This trig identity shows that a combination of sine and cosine functions can be written as a single sine function with a phase shift.

$$a \cos{t} + b \sin{t} = \sqrt{a^2 + b^2} \; \sin(t + \tan^{-1} \frac{a}{b}) $$

for *b* ≠ 0 and − ^{π}⁄_{2} < tan^{−1} ^{a}⁄_{b} < ^{π}⁄_{2}

(Note that
tan^{−1}
means
arctan
.) The phase shift is the quantity
tan^{−1} ^{a}⁄_{b}
, it has the effect of shifting the graph of the sine function to the left or right.

To derive this trig identity, we presume that the combination
*a* cos(*t*) + *b* sin(*t*)
can be written in the form
*c* sin(*K* + *t*)
for unknown constants
*c*, *K*
.

*a* cos(*t*) + *b* sin(*t*) = *c* sin(*K* + *t*)

*a* cos(*t*) + *b* sin(*t*) = *c* sin(*K*) cos(*t*) + *c* cos(*K*) sin(*t*)

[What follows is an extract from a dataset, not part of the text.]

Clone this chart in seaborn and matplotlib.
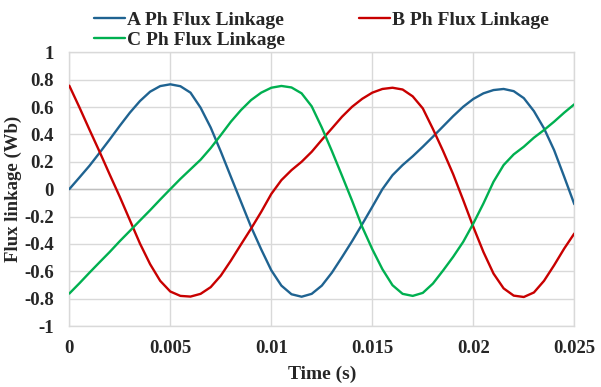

We used the formula for sine of a sum of angles to expand the right hand side above. To have equality for any value of
*t*
, the coefficients of
cos(*t*)
and
sin(*t*)
must be equal on the left and right sides of the equation.

*a* = *c* sin(*K*)

*b* = *c* cos(*K*)

Solving this system of simultaneous equations leads us to

*c* = ± √(*a*^{2} + *b*^{2})

*K* = tan^{−1} ^{a}⁄_{b}

So the trig identity for
*b* ≠ 0
is

*a* cos(*t*) + *b* sin(*t*) = ± √(*a*^{2}+*b*^{2}) sin(*t* + tan^{−1} ^{a}⁄_{b})

If we limit the arctan to be within

− ^{π}⁄_{2} < tan^{−1} ^{a}⁄_{b} < ^{π}⁄_{2}

then we can always choose the + in front of the square root.